Hillsong. Holy spirit. God. Home. Passion i don't know what it is but it ruined me :D

How can we sit with our arms folded while we sing about the Birth of our Lord. Trust me I didn't want to stand up. Uhhhhhh I didn't want to  have  the whole congregation looking at my big rear end but I couldnt sit another second! I laughed at myself during joy to the world, why I was bouncing and moving. Silly me didn't care.
I worship how I worship....

I thought of my mom this morning. She used to get super excited during Christmas songs and patriotic music and I would be like "mom stop moving", or "do you not know your the only one clapping?" or "why are you crying it's just a song." Thanks mom for being embarrassing yet planting the seeds of worship in me, no matter how much I wanted you to stop!

I realize I make my FBC congregation to sound like fuddy duddy. They really aren't!!!!  I think out pews are too comfortable because I know the Holy Spirit runs through this place.  I love these people and am in no way saying the way each person chooses to Worship is right or wrong. I'm just saying that for me personally today I couldn't sit still. Next week I may not stand at all.

Thursday, December 16, 2010

Where do I fit God?

okay God
Where do I fit in?
 Somewhere in-between Snyder and Sydney I guess.


People told me when I left I wouldn't be the same when I came back. They warn you at school that home is often a battlefield. well I sure don't fit in on this battle ground anymore.

I had to grow up and be slightly independent in Sydney. I had to learn how not to lean on mom or g-ma my friends or family. just God.  I learned how to go to the dr alone.  eat alone. walk alone.  fend for myself ect.
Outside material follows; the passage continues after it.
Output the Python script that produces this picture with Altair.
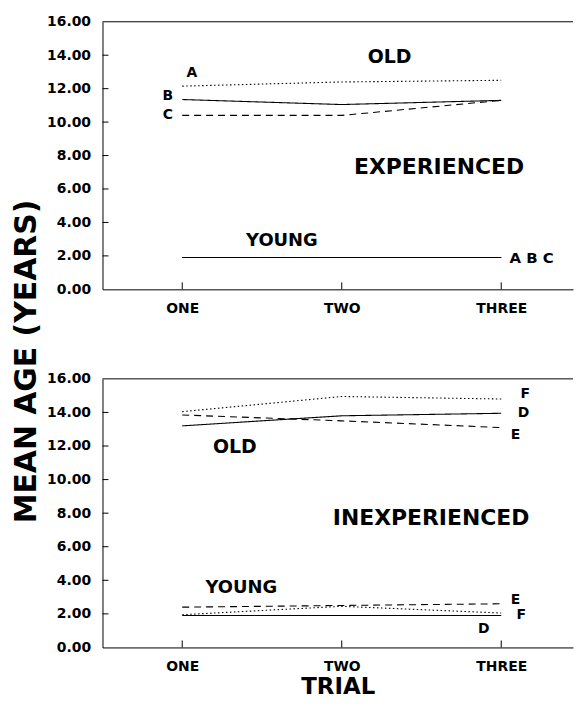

God knew exactly what he was doing allowing me to go through this past season "alone" slowly learning how to lean solely on HIM.

well I'm back in the real world. Out of my little bubble and now realize I can't relate to people. I spent so much time focusing on fixing myself and growing ect I must have forgotten how to be human in the real world. Funny.



People keep telling me I'm different. I know that. I would hope that 5 months with intense spiritual classes would do that to someone. I'm glad I've changed. whether you think its for the better or worse I'm still glad.

Many of you keep asking me how I'm doing and I say okay. I'm not good and I'm not bad. I'm just okay. I don't know what I'm doing or where I'm going. I'm just hanging out getting trapped and lost in trying to please everyone from snyder to sydney. Its an awesome awesome pain in my neck,  honestly I wouldn't want to change it.

My prayer is that through all the "changes", "your different's", and awkwardness that the people I come across would see a small glimpse of God light in me.

Even if I don't fit in.

THEN
 NOW



Change

Tuesday, December 14, 2010

Summer Summer Summer time.... I mean Christmas :)

welp Its summer break for us Hillsong College kiddos.... Sadly I'm in Texas... where its abnormally cold :)

So what have I been up to?
Adjusting to life back in Snyder.
Its crazy to think that I could come back and fit right in. I for sure don't. Probably never will but thats okay!
God is making it easier for me to drop everything in the home I love and continue to follow his plan for my life! He has a funny way of doing things in my book.


I sang on the square with our praise team which was  quite southern and I got to sing Winter Snow.
Here is a craptasticly awesome video


Small town Greatness!!!!


Glad my people came out to support me!